What is asked:
The listing below must be repeated word for word, with its images excluded.

begin

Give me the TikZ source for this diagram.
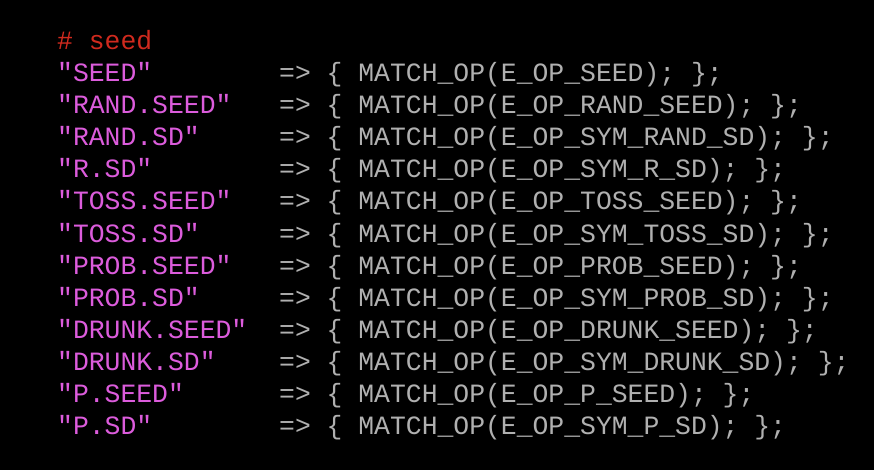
\documentclass[tikz,border=0pt]{standalone}
\usepackage{fontspec}
\setmonofont{Liberation Mono}
\definecolor{cred}{HTML}{D02A1E}
\definecolor{cmag}{HTML}{DC5CDC}
\definecolor{cgray}{HTML}{B0B0B0}
\begin{document}
\begin{tikzpicture}[x=1pt,y=-1pt,
  ln/.style={anchor=base west,inner sep=0pt,font=\fontsize{26.4}{32}\selectfont\ttfamily}]
\fill[black] (0,0) rectangle (874,470);
\useasboundingbox (0,0) rectangle (874,470);
\node[ln,text=cred] (c) at (57,50) {\# seed};
\foreach \s/\o [count=\i] in {
 SEED/{E\_OP\_SEED},
 RAND.SEED/{E\_OP\_RAND\_SEED},
 RAND.SD/{E\_OP\_SYM\_RAND\_SD},
 R.SD/{E\_OP\_SYM\_R\_SD},
 TOSS.SEED/{E\_OP\_TOSS\_SEED},
 TOSS.SD/{E\_OP\_SYM\_TOSS\_SD},
 PROB.SEED/{E\_OP\_PROB\_SEED},
 PROB.SD/{E\_OP\_SYM\_PROB\_SD},
 DRUNK.SEED/{E\_OP\_DRUNK\_SEED},
 DRUNK.SD/{E\_OP\_SYM\_DRUNK\_SD},
 P.SEED/{E\_OP\_P\_SEED},
 P.SD/{E\_OP\_SYM\_P\_SD}}{
  \node[ln,text=cmag] (s\i) at (57,50+32*\i) {"\s"};
  \node[ln,text=cgray] (o\i) at (279,50+32*\i) {=> \{ MATCH\_OP(\o); \};};
}
\end{tikzpicture}
\end{document}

end

Solved problem:
Give me the TikZ source for this diagram.
\documentclass[tikz,border=0pt]{standalone}
\usepackage{fontspec}
\setmonofont{Liberation Mono}
\definecolor{cred}{HTML}{D02A1E}
\definecolor{cmag}{HTML}{DC5CDC}
\definecolor{cgray}{HTML}{B0B0B0}
\begin{document}
\begin{tikzpicture}[x=1pt,y=-1pt,
  ln/.style={anchor=base west,inner sep=0pt,font=\fontsize{26.4}{32}\selectfont\ttfamily}]
\fill[black] (0,0) rectangle (874,470);
\useasboundingbox (0,0) rectangle (874,470);
\node[ln,text=cred] (c) at (57,50) {\# seed};
\foreach \s/\o [count=\i] in {
 SEED/{E\_OP\_SEED},
 RAND.SEED/{E\_OP\_RAND\_SEED},
 RAND.SD/{E\_OP\_SYM\_RAND\_SD},
 R.SD/{E\_OP\_SYM\_R\_SD},
 TOSS.SEED/{E\_OP\_TOSS\_SEED},
 TOSS.SD/{E\_OP\_SYM\_TOSS\_SD},
 PROB.SEED/{E\_OP\_PROB\_SEED},
 PROB.SD/{E\_OP\_SYM\_PROB\_SD},
 DRUNK.SEED/{E\_OP\_DRUNK\_SEED},
 DRUNK.SD/{E\_OP\_SYM\_DRUNK\_SD},
 P.SEED/{E\_OP\_P\_SEED},
 P.SD/{E\_OP\_SYM\_P\_SD}}{
  \node[ln,text=cmag] (s\i) at (57,50+32*\i) {"\s"};
  \node[ln,text=cgray] (o\i) at (279,50+32*\i) {=> \{ MATCH\_OP(\o); \};};
}
\end{tikzpicture}
\end{document}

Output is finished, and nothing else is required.